A good spread depends on the currency pair. For EUR/USD, anything under 0.5 pips is considered tight. Major pairs typically have spreads between 0.1 and 1.0 pips on ECN or raw-spread accounts. Minor pairs range from 1 to 3 pips, and exotic pairs can have spreads of 3 to 15 pips or more. Commission-based accounts often offer tighter raw spreads but charge a separate per-lot fee. When trading Vector Ridge signals, tighter spreads mean your effective entry price is closer to the signal level.

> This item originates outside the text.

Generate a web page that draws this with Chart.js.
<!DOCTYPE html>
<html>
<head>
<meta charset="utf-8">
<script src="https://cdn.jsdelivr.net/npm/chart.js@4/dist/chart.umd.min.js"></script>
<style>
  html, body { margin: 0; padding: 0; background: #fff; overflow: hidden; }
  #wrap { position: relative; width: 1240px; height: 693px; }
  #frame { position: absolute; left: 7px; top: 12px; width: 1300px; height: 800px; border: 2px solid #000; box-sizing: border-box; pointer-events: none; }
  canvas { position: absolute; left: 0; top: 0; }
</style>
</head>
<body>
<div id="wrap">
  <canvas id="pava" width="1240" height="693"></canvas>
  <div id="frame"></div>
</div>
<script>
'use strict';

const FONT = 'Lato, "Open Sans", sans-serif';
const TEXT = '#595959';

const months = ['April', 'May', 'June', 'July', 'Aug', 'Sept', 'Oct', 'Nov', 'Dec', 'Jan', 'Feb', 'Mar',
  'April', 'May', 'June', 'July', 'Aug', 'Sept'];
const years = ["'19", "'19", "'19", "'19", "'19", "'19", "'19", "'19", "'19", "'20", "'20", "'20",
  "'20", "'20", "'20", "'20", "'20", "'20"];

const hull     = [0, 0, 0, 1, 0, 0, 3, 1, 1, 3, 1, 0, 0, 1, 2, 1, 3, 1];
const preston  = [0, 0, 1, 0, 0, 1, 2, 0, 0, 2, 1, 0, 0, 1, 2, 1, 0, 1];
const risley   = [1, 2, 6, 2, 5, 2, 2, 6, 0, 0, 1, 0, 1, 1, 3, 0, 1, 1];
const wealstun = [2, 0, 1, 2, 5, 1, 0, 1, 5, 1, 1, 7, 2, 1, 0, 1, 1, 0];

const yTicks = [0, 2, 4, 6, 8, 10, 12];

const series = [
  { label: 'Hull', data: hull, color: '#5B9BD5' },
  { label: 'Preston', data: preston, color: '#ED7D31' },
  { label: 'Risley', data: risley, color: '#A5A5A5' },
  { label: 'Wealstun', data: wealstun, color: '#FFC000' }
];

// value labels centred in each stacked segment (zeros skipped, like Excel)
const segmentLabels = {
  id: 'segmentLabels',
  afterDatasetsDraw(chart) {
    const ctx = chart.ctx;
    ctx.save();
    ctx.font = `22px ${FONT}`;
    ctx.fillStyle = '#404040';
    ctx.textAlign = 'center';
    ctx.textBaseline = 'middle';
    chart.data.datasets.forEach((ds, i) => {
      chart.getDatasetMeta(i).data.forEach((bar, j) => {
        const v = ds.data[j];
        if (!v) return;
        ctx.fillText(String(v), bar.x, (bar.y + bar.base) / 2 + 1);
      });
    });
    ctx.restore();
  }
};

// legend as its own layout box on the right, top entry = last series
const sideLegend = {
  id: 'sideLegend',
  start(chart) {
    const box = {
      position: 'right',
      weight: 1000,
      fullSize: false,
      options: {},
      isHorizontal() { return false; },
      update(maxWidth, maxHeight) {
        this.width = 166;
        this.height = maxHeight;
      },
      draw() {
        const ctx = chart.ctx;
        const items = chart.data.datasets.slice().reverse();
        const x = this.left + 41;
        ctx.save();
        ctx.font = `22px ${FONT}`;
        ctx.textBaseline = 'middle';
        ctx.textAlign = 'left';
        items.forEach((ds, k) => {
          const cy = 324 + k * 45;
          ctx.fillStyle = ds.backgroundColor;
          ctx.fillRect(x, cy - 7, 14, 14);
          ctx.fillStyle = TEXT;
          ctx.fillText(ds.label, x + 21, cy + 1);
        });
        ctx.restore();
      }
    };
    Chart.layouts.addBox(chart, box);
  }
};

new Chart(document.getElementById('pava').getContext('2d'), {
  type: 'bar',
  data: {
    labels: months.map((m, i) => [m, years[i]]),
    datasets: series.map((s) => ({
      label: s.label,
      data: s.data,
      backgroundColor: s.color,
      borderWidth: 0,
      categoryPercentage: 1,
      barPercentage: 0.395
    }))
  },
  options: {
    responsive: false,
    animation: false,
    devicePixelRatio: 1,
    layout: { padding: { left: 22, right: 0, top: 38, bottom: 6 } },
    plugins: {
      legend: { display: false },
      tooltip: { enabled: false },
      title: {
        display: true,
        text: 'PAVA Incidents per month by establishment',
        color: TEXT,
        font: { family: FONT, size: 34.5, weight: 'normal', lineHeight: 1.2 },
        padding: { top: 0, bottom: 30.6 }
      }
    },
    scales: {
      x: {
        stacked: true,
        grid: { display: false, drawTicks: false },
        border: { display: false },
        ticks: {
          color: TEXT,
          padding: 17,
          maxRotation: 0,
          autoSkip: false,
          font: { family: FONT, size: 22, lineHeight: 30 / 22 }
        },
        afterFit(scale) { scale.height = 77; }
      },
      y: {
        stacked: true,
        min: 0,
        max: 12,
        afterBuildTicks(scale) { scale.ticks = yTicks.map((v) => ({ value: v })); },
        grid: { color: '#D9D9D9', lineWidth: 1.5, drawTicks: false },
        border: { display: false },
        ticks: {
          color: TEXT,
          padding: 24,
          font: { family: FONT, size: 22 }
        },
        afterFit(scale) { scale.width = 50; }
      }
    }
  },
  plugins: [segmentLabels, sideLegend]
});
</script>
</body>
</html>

Spreads widen during news events because liquidity providers pull their orders from the market to avoid being filled at stale prices during rapid moves. With fewer resting orders in the order book, the gap between the best bid and best ask increases. Major events like Non-Farm Payrolls, central bank rate decisions, and GDP releases commonly cause spreads to widen 5 to 20 times their normal level for a few seconds to a few minutes. This is why many traders avoid entering new positions in the seconds immediately before and after scheduled high-impact releases.

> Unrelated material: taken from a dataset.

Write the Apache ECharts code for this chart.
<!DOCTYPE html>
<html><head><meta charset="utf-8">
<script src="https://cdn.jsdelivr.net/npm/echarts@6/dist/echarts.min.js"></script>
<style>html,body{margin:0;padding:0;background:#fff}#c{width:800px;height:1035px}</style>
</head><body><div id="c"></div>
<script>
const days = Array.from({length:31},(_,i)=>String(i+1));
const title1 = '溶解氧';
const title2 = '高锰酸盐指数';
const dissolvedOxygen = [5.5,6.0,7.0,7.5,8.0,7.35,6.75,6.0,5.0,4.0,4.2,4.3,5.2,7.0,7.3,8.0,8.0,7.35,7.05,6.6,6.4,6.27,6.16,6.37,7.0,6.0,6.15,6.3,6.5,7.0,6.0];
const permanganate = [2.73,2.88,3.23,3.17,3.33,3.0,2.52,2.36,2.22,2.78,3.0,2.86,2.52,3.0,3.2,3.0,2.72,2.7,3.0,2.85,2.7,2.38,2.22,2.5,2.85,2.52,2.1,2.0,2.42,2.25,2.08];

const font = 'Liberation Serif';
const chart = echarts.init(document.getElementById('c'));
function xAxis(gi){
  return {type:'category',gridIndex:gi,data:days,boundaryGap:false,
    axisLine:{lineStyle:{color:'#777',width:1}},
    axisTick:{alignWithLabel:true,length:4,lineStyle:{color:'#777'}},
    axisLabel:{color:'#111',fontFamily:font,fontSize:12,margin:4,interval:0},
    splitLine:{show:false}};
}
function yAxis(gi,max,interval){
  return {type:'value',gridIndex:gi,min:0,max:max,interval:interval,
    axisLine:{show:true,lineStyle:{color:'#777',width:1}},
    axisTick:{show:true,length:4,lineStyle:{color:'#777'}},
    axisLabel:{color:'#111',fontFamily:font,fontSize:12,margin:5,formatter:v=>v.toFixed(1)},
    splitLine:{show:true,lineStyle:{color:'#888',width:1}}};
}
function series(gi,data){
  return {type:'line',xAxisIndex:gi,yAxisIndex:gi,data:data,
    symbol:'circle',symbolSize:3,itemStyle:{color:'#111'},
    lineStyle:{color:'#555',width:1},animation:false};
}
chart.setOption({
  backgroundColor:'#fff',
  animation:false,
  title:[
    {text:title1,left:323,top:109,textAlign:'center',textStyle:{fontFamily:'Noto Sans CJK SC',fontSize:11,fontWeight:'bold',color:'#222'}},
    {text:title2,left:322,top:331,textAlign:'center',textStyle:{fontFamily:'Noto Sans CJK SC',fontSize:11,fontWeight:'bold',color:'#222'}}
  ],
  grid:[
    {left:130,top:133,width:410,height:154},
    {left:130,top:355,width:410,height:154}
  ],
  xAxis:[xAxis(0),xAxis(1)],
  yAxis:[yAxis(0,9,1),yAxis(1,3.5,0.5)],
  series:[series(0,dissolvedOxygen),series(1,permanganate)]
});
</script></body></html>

Variable spreads are generally better for most traders because they are tighter during normal market conditions and reflect real-time liquidity. Fixed spreads offer predictability but are typically wider than the average variable spread. Fixed-spread brokers compensate for the guarantee by setting the fixed level above the normal variable range. Active traders and signal followers usually prefer variable spreads on ECN accounts because the cost savings over hundreds of trades are significant.
The cost of the spread equals the spread in pips multiplied by the pip value for your lot size. For example, if EUR/USD has a 0.2-pip spread and you trade one standard lot (pip value $10), the spread cost is 0.2 x $10 = $2 per trade. For a mini lot (pip value $1), the same spread costs $0.20. You pay the spread once when you enter a trade because you buy at the ask and the market is quoted at the bid. The spread cost is automatically deducted from your position the moment it opens.